[JDEV] File transfer and Jabber
Jens Alfke
jens at mac.com
Mon Apr 23 13:06:49 CDT 2001
On Monday, April 23, 2001, at 07:14 AM, Iain Shigeoka wrote:
> I believe that if Jabber client developers want to see Jabber grow to
> the popularity of a system like AIM we need to consider what a Jabber
> system with 1 million users would look like and how to make that
> practical.
On the other hand, one of the goals of Jabber is to be more distributed,
so that unlike existing monolithic services, not everyone in the world
has to connect to the same server. Your ISP will have a Jabber server,
my employer will have one, et cetera. There may be huge ISPs that have
millions of users, but they already have phat pipes and massively
replicated servers.
> In-band file transfers are just not feasible using this approach.

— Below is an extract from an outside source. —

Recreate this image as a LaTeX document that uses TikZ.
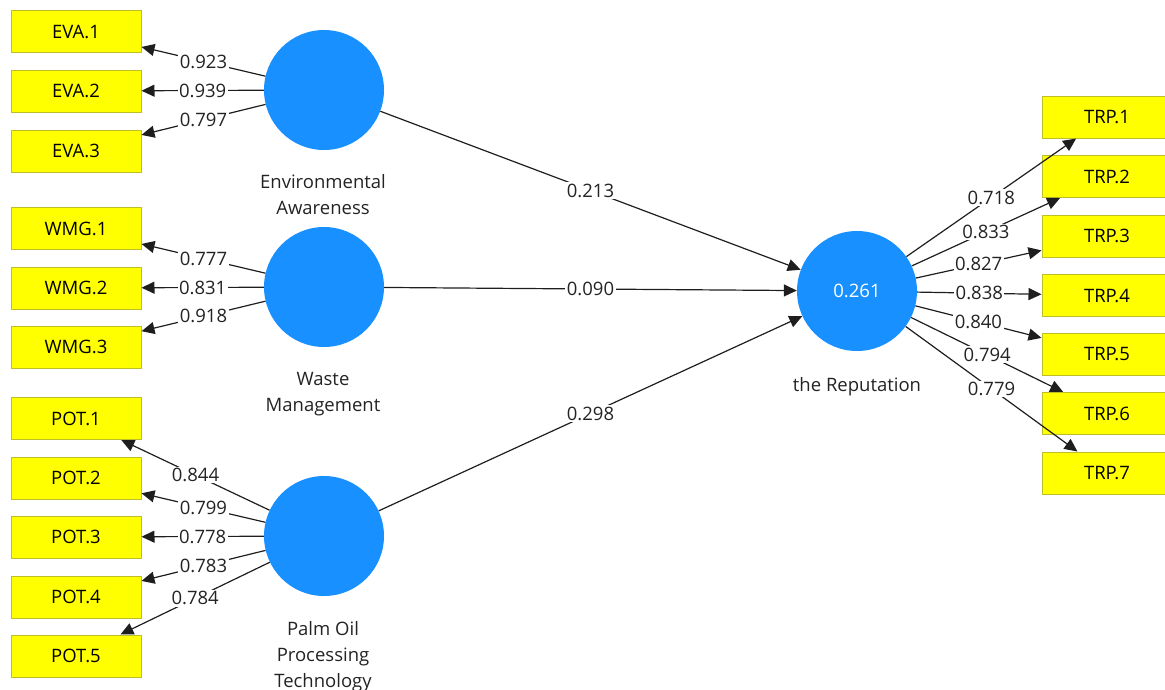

Again, I disagree. The Jabber architecture is very much like SMTP, and
SMTP servers have been handling "in-band" file transfers for decades.
Even huge ISPs and mail services accept file enclosures, although they
may impose limits on the file size.
> How about this for a proposal. Define specifications for a separate
> oob server. To make it simple to convert any web server into a
> compliant oob server, we define the system using only httpd. It
> accepts file uploads given authentication, and allows file downloads
> using temporary URL links.
I don't see how this does anything but move the supposedly-intolerable
burden of file transfer from one server onto another.
In any case, if we do design a relay server, I would prefer to see a
more efficient solution where the server directly streams data from one
client to another rather than having to store-and-forward the entire
file.
> Part of the standard should be incentives to run oob servers by people
> other than Jabber.
Well, this just sort of sweeps the issue under the rug by making it
someone else's responsibility.
And anyway, who are "people other than Jabber" Or rather, who is
"Jabber"? Jabber is a service that anyone can run. I repeat: when Jabber
takes off it's not just going to be jabber.org and jabber.com hosting
everyone in the world. Jabber will be a distributed piece of the
infrastructure just like SMTP or HTTP.
In general I think this fear of in-band transfer performance is a
classic example of premature optimization. When you're designing a large
system you don't start off by guessing that something is going to be a
bottleneck and immediately build an optimization ahead of time instead
(especially not an optimization, like jabber:x:oob, that handles only
the special case without firewalls or NAT). You build the basic, most
robust case, then if it does turn out to be a bottleneck you add
optimizations for specific circumstances.